Records for this exercise –
....................

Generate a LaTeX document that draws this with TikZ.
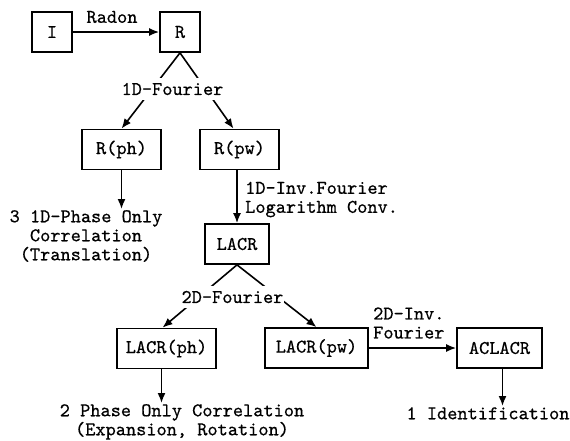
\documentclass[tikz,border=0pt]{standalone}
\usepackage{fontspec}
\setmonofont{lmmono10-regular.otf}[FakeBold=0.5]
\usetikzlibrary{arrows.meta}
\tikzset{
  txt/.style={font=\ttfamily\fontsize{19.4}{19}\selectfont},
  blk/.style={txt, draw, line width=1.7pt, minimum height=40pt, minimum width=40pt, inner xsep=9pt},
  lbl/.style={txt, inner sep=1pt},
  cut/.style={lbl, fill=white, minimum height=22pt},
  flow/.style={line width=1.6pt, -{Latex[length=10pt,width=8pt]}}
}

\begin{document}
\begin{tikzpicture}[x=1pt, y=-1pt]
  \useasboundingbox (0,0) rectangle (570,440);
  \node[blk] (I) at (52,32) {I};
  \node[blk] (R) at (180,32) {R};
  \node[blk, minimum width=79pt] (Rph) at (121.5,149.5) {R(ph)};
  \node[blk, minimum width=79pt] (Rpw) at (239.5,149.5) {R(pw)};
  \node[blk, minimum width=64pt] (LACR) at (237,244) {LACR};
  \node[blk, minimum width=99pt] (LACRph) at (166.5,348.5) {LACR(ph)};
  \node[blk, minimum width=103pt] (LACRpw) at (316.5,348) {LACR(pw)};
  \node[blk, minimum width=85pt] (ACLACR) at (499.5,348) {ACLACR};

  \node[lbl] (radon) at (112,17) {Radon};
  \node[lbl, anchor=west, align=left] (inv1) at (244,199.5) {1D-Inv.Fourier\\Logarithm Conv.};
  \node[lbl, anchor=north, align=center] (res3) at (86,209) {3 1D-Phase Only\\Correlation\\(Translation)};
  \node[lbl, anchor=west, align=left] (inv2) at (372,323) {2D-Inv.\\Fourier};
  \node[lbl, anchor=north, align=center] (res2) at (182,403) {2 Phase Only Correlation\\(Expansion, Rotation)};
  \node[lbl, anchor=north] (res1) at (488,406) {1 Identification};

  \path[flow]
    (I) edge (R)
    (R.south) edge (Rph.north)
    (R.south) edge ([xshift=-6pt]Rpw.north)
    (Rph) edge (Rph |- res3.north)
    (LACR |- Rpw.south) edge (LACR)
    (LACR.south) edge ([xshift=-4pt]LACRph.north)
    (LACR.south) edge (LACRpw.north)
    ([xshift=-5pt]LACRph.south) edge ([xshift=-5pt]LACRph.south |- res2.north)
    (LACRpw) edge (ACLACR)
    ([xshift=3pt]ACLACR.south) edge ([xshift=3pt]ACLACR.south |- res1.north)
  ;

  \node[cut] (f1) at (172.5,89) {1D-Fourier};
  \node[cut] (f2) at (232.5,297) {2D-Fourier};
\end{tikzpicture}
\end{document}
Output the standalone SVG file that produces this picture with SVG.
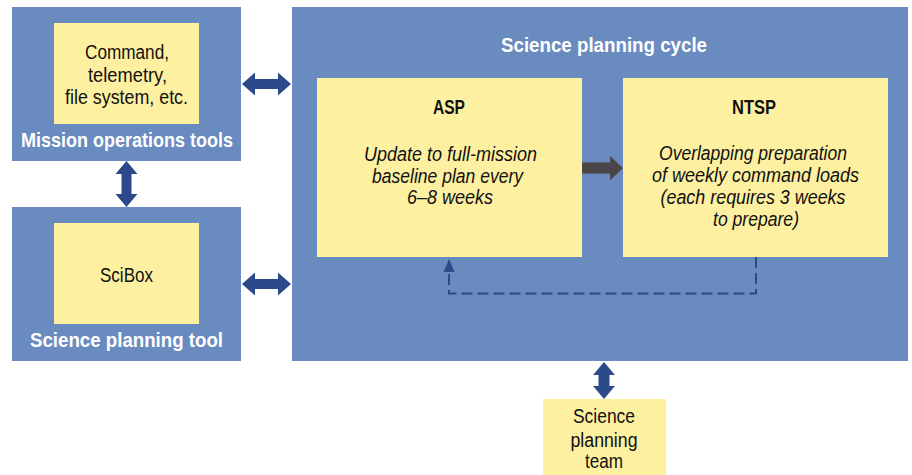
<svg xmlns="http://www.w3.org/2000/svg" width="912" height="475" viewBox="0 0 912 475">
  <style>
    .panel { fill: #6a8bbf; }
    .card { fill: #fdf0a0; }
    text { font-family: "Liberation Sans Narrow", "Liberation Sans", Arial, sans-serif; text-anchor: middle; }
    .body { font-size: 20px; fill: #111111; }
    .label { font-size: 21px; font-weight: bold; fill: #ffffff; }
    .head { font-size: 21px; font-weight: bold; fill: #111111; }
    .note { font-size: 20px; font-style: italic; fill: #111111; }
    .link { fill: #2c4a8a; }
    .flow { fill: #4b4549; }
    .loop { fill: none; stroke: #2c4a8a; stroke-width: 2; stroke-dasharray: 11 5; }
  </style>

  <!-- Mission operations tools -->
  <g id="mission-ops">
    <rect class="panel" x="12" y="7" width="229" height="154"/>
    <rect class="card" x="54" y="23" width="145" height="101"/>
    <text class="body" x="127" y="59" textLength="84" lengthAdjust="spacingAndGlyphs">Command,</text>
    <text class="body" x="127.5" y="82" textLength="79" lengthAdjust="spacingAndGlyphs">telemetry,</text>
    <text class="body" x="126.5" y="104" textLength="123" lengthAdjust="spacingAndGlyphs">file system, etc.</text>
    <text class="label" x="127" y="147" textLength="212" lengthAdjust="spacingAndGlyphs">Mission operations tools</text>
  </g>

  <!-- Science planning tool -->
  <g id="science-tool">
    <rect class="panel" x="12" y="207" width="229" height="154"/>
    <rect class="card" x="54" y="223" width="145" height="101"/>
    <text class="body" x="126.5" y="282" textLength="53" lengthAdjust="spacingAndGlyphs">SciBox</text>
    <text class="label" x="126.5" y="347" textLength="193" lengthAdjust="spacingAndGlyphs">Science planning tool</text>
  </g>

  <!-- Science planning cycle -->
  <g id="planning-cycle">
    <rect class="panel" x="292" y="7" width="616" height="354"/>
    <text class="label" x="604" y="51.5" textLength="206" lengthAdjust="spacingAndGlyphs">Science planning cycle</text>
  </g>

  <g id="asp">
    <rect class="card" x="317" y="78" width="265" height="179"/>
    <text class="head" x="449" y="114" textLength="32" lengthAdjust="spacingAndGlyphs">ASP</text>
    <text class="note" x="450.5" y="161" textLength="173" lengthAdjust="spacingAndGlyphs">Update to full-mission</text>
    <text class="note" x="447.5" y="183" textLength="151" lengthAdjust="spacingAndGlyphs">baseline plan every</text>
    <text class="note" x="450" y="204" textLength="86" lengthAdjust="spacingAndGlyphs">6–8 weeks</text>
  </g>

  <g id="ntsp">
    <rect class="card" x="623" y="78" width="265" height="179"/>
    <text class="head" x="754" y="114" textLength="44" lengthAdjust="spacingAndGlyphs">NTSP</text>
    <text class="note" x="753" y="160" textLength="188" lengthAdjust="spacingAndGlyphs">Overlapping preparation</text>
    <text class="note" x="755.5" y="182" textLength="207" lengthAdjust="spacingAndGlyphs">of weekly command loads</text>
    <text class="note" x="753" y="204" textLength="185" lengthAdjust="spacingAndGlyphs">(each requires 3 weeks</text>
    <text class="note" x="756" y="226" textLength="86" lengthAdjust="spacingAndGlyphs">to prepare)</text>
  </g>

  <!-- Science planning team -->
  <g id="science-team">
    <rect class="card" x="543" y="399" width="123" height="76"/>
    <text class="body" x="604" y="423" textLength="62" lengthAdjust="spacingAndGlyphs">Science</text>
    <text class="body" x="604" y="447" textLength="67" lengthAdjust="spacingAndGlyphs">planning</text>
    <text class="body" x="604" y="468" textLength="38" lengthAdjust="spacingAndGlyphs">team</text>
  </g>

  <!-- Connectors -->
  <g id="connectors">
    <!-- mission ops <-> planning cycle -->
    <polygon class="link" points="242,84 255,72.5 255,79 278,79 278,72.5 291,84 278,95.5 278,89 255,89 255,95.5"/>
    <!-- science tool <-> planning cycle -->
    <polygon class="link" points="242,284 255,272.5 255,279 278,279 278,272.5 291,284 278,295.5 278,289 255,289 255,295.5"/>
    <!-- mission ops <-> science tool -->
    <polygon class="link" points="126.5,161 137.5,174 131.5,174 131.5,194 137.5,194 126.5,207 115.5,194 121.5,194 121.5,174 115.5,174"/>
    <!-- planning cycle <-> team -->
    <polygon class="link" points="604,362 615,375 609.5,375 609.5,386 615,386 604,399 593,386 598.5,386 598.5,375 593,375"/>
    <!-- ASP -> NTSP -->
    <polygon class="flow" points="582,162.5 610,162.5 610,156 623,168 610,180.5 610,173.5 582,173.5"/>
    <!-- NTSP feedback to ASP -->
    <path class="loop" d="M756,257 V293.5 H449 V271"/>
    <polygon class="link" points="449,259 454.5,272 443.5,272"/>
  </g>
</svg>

....................

What you will do – Every line containing the string "with" must be listed.

Written answer –
Generate a LaTeX document that draws this with TikZ.
Output the standalone SVG file that produces this picture with SVG.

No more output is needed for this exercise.